Start of EXTRACTED ENTRIES
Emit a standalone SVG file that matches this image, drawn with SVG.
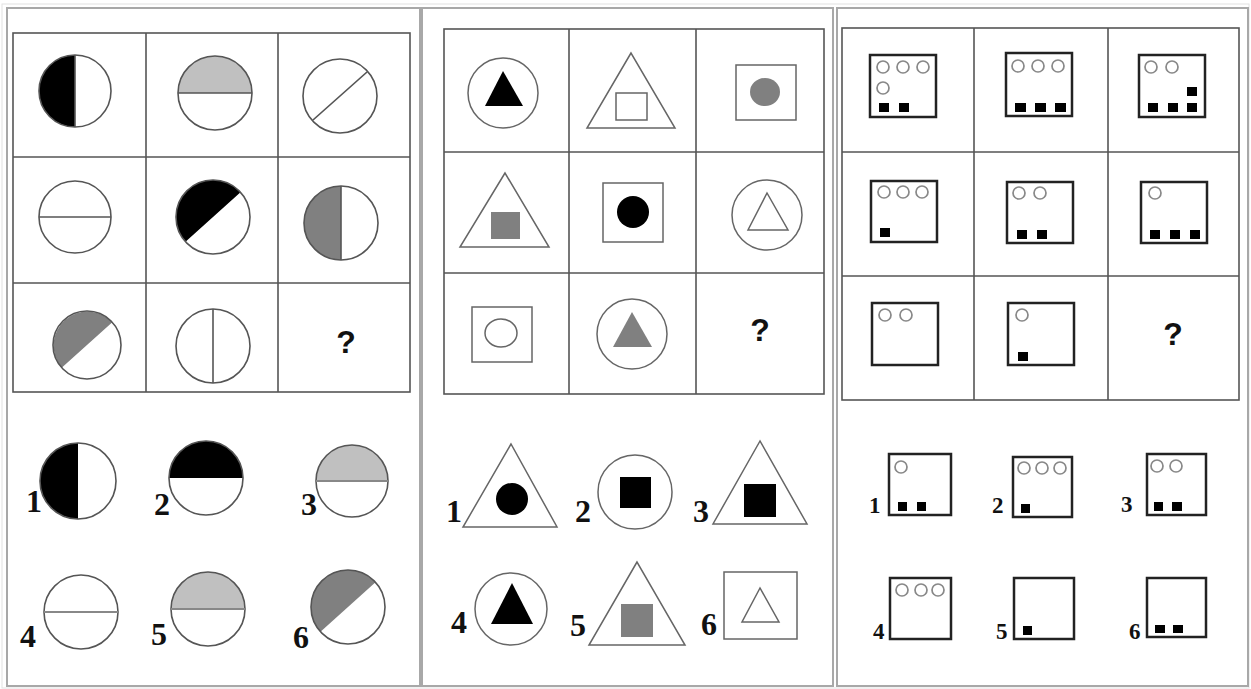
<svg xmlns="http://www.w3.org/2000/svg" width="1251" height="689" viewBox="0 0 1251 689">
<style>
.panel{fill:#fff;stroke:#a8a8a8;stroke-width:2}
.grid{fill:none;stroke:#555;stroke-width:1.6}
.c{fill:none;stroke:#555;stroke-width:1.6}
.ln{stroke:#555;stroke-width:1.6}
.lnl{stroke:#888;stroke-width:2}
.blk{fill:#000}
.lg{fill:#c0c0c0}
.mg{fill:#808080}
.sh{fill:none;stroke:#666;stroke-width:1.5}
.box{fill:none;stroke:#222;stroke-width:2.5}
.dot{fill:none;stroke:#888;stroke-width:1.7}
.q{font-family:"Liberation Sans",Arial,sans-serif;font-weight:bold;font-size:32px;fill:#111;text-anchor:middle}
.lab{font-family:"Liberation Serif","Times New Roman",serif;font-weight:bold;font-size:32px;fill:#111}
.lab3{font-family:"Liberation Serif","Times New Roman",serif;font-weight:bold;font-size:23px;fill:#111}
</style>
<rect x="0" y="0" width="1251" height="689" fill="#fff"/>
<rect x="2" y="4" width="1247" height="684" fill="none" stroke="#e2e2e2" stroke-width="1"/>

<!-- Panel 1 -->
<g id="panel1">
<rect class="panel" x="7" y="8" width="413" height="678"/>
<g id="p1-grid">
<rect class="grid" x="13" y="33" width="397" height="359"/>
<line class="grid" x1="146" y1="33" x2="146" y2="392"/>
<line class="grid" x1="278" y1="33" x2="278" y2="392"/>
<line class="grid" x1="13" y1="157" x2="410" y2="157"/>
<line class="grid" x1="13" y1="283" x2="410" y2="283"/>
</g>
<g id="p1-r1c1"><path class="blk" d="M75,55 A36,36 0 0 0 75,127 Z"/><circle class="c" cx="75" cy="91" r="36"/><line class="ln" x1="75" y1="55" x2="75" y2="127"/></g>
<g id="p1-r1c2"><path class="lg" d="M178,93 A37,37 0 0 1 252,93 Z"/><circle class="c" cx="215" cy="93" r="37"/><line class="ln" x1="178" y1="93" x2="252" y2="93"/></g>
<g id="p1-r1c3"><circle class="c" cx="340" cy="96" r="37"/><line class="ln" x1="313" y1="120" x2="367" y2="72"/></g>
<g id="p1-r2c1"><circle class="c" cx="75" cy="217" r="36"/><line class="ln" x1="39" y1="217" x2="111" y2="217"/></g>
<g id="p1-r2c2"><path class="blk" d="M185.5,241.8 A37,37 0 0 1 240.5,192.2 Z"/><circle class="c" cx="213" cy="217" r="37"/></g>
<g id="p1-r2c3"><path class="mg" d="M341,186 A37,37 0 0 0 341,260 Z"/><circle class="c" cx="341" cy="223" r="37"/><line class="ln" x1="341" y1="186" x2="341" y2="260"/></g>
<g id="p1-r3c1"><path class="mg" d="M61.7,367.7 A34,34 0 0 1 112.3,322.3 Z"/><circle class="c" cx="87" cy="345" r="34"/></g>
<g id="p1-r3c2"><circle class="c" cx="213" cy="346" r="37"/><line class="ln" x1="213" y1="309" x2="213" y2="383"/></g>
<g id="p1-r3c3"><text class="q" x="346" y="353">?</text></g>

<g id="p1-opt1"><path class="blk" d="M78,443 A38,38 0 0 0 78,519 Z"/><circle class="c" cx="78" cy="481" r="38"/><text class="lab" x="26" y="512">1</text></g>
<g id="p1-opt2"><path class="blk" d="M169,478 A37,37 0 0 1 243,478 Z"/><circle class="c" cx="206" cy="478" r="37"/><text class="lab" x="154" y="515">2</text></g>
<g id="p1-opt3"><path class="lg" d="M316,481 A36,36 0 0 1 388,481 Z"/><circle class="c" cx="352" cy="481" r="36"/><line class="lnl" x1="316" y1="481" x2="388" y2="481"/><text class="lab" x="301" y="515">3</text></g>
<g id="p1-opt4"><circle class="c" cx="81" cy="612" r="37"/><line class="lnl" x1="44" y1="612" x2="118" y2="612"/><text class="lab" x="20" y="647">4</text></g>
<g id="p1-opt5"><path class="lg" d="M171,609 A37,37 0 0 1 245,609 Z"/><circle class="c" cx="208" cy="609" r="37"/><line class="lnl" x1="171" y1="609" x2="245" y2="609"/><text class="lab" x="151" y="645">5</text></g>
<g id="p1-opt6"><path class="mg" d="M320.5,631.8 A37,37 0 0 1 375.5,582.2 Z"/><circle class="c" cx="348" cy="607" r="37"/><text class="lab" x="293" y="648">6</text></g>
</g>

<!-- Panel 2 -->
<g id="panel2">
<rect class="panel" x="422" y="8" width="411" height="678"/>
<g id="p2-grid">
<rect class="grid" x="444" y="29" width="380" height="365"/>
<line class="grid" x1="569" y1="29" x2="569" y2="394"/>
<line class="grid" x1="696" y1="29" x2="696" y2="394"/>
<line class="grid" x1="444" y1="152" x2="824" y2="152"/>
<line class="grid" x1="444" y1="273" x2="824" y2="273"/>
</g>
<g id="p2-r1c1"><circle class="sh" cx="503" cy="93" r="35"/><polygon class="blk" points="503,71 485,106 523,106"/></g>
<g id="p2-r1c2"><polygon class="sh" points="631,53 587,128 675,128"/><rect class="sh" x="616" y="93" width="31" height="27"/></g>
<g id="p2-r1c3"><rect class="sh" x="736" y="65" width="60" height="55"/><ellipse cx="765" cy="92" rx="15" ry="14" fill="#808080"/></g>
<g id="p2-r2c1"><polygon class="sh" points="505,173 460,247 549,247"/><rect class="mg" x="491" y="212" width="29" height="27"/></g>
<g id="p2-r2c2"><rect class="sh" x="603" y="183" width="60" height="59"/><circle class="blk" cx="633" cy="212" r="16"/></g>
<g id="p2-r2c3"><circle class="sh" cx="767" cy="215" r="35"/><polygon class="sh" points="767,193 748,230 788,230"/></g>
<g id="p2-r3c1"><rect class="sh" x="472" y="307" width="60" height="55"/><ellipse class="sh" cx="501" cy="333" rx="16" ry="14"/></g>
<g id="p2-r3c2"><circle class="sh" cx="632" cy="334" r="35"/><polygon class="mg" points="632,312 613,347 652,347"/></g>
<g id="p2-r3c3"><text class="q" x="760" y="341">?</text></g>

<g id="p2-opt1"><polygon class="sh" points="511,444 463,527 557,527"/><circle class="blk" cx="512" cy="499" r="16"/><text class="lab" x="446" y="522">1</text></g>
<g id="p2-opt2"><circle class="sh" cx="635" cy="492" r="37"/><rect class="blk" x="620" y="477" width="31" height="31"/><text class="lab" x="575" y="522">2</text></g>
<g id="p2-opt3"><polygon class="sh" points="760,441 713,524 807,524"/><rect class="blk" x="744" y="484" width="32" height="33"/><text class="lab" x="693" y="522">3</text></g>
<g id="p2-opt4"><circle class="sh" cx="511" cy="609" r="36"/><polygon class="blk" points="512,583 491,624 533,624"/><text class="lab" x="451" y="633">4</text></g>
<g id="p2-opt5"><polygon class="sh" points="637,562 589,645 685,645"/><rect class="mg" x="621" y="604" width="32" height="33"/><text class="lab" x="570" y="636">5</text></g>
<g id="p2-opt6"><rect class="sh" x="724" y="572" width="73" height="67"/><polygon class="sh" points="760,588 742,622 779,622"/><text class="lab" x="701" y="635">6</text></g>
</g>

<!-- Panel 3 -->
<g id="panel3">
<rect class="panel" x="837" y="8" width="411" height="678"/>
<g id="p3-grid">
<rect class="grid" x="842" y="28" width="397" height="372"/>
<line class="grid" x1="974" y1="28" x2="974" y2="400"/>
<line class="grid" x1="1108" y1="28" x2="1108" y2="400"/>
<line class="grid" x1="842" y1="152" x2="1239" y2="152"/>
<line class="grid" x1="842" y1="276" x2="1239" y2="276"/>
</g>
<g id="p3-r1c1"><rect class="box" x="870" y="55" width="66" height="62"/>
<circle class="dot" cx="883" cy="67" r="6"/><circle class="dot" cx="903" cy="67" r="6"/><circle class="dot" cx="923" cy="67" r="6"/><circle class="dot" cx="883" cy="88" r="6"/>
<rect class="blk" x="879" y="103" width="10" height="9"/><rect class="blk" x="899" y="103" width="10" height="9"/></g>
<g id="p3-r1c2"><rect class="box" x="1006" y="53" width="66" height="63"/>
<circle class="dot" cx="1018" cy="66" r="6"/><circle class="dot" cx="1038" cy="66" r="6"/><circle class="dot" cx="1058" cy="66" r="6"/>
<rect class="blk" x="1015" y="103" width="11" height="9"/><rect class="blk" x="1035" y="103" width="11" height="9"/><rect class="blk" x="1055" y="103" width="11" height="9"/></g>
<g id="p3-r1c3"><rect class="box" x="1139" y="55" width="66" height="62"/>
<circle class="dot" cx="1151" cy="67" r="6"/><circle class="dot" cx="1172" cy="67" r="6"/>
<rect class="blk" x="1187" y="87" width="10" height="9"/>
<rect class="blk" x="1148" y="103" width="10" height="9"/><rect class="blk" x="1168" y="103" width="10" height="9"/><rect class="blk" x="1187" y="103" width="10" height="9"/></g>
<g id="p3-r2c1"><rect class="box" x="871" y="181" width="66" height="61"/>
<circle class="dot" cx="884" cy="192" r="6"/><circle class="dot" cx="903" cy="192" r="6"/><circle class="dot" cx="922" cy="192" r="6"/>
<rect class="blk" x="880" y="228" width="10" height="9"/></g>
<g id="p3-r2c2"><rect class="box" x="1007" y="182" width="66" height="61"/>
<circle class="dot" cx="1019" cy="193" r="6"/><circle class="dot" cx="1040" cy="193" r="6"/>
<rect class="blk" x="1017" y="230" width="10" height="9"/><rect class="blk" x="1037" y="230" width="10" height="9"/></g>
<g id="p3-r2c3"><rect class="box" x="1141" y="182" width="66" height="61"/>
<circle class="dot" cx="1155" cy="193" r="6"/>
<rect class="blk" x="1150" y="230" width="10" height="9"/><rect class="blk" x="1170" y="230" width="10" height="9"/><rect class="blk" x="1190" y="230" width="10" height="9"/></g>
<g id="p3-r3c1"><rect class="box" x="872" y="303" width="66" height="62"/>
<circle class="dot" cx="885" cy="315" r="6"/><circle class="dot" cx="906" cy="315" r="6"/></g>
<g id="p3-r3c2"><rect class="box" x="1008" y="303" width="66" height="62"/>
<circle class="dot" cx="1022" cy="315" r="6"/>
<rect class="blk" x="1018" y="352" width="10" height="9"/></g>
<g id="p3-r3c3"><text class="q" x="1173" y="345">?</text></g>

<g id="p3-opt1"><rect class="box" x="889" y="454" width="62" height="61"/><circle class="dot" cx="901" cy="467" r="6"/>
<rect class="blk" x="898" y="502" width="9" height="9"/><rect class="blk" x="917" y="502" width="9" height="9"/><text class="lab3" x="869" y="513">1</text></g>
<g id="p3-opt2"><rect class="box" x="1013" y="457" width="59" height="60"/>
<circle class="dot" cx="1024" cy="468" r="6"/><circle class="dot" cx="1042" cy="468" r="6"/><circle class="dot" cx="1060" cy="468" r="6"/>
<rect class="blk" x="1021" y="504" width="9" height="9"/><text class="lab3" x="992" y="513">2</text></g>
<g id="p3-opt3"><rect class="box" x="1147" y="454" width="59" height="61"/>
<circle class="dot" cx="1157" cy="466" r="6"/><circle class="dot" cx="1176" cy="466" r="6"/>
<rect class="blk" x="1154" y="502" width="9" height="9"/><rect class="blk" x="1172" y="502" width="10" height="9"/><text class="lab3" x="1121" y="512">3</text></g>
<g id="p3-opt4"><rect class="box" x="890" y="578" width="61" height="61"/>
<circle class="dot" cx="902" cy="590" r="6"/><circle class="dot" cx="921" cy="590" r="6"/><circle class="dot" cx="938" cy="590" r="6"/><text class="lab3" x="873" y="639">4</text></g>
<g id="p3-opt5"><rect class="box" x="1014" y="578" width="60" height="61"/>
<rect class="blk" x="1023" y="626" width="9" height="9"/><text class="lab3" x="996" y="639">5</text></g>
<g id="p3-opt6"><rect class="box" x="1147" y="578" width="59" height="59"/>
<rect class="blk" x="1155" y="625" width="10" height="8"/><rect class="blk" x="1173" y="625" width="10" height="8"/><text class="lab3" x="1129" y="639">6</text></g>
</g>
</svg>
End of EXTRACTED ENTRIES
Start of EXTRACTED ENTRIES
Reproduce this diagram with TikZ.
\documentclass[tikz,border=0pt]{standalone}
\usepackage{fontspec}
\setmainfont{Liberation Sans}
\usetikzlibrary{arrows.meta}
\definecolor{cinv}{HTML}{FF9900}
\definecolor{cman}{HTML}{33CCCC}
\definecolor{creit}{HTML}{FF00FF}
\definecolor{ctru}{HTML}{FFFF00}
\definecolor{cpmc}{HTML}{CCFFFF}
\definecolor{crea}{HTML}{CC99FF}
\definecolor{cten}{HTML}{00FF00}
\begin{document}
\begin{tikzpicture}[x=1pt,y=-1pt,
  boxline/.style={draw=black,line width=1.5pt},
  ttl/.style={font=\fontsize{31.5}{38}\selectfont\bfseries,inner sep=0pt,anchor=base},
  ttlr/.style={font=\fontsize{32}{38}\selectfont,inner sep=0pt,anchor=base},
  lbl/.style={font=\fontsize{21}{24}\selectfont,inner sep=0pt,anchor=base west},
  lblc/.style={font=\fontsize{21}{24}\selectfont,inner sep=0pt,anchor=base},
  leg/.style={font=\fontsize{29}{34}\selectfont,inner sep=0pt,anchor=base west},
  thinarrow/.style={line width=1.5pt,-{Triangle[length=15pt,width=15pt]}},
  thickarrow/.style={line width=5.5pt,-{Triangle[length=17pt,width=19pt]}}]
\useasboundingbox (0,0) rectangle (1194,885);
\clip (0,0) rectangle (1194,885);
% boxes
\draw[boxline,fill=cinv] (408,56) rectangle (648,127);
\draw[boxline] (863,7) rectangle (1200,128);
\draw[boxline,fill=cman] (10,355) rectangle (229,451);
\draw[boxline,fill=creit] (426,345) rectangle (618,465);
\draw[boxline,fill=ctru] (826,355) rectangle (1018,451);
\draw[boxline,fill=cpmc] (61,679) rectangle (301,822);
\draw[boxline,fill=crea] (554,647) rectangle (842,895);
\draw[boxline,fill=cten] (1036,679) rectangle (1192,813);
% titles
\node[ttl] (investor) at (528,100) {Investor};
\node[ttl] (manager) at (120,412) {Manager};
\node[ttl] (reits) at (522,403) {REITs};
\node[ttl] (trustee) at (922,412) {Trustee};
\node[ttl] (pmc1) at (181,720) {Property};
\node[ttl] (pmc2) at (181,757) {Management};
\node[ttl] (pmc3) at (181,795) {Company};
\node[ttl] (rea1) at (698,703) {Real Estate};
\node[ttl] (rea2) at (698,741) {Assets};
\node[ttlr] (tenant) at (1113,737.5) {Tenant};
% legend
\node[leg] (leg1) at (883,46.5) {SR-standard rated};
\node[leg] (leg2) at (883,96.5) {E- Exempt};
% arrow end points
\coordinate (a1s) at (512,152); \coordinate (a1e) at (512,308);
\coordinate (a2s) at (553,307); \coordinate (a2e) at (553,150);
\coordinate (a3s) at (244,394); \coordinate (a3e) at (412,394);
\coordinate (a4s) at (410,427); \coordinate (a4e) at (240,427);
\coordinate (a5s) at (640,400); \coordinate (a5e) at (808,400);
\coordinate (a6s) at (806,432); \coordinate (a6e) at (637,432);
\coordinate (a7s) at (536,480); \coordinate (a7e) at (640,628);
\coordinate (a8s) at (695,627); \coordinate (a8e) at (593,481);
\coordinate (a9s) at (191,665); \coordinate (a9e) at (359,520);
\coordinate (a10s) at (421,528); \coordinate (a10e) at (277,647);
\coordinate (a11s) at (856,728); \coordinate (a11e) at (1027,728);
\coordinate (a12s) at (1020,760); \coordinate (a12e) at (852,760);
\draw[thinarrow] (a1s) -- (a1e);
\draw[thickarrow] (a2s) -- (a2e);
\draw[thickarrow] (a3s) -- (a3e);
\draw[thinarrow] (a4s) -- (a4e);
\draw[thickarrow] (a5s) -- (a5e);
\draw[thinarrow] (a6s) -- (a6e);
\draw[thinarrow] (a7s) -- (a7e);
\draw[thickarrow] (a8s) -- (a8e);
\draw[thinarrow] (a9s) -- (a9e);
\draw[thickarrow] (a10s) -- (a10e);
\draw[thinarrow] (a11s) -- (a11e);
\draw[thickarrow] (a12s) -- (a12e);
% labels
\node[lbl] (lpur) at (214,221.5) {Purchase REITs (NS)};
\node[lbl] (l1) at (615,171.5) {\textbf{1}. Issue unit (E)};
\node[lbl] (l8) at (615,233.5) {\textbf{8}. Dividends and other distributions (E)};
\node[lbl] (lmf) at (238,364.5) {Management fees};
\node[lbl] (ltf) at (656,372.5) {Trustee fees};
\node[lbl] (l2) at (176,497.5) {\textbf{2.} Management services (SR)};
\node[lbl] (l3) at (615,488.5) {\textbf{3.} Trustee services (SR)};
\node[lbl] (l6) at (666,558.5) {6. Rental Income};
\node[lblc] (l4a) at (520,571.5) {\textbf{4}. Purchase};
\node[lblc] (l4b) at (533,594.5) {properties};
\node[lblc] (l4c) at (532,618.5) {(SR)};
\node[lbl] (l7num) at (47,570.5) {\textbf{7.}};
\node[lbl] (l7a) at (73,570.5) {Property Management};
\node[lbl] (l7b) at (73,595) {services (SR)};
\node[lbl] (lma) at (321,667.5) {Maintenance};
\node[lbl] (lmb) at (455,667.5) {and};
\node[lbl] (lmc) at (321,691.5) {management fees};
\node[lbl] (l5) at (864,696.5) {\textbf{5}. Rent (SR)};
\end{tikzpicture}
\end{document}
End of EXTRACTED ENTRIES
Start of EXTRACTED ENTRIES
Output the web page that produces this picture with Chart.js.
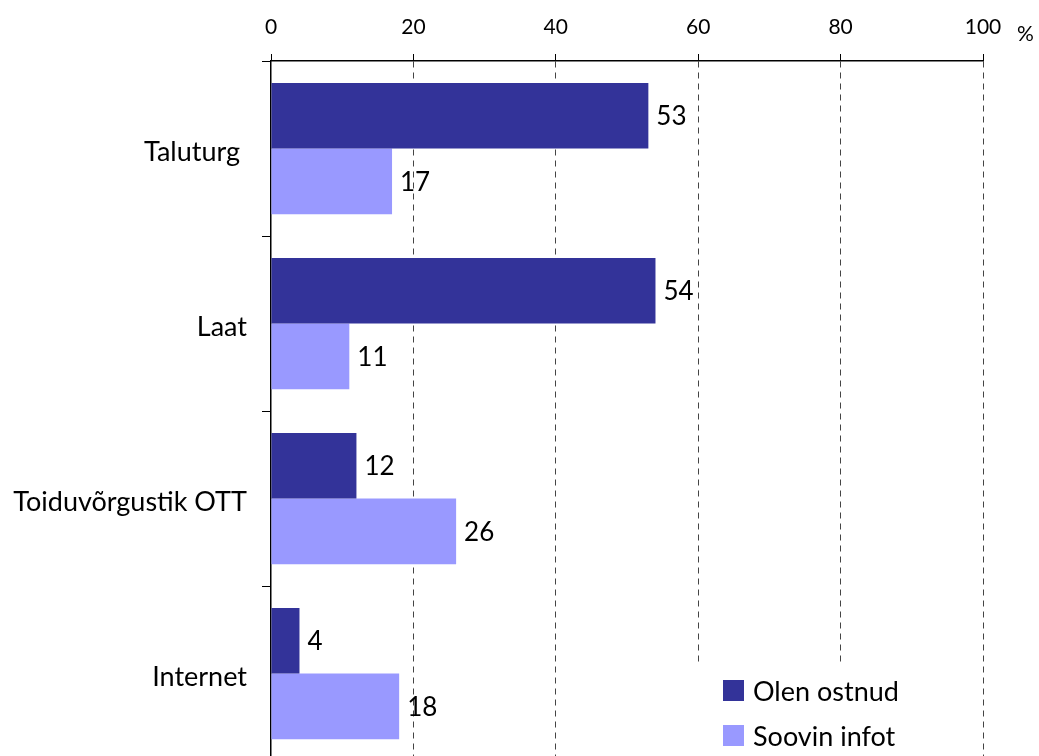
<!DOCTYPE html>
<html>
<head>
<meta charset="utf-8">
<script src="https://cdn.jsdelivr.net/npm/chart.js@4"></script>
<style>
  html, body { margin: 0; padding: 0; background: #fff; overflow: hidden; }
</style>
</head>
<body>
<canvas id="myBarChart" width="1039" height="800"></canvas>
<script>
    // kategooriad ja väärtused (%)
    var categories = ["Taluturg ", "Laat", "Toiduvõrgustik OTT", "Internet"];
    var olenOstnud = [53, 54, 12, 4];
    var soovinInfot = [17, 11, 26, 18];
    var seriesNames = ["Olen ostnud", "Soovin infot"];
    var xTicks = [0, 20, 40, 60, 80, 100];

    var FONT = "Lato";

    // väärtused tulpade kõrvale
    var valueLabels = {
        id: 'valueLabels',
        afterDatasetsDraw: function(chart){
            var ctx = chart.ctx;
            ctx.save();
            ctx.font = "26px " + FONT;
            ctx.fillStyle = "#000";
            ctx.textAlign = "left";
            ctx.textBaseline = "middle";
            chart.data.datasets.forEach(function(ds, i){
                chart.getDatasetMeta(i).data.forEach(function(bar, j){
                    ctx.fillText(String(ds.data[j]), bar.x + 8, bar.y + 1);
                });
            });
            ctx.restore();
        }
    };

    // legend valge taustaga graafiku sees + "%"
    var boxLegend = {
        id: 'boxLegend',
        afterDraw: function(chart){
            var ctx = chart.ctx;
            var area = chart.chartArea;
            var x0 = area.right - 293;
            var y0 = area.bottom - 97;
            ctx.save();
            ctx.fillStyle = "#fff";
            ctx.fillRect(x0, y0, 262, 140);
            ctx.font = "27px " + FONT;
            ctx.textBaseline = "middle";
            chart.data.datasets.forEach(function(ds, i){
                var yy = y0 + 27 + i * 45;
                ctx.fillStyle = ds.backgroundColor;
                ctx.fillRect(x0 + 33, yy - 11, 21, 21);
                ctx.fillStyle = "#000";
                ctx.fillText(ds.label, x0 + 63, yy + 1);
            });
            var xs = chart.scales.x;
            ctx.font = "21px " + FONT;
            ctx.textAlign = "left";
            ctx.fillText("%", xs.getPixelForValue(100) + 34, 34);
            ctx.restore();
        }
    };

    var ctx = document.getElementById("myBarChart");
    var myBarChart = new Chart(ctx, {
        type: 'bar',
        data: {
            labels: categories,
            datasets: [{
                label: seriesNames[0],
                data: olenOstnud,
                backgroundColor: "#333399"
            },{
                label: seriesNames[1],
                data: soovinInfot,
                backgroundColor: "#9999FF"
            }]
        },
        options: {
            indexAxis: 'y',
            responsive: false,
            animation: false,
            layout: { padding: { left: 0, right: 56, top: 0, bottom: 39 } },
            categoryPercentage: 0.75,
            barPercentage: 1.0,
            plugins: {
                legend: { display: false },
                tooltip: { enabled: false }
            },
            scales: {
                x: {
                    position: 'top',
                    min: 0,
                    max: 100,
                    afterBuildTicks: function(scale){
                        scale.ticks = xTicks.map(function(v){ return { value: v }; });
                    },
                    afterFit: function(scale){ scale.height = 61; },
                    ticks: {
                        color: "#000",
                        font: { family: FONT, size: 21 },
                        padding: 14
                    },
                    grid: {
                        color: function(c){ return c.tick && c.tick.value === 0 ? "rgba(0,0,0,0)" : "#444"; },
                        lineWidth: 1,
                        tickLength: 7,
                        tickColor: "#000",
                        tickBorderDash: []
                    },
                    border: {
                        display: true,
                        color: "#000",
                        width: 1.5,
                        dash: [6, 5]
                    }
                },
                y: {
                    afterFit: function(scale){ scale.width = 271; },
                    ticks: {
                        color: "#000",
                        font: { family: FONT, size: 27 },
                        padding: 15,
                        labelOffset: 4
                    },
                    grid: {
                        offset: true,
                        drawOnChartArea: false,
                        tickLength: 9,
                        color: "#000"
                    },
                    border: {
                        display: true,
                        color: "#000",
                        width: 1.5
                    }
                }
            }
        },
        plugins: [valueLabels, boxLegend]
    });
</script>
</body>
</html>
End of EXTRACTED ENTRIES
» **TO DO**: Where does the word "with" appear in the listing? List each line that holds it.

» **RESPONSE**:
Emit a standalone SVG file that matches this image, drawn with SVG.
Reproduce this diagram with TikZ.
Output the web page that produces this picture with Chart.js.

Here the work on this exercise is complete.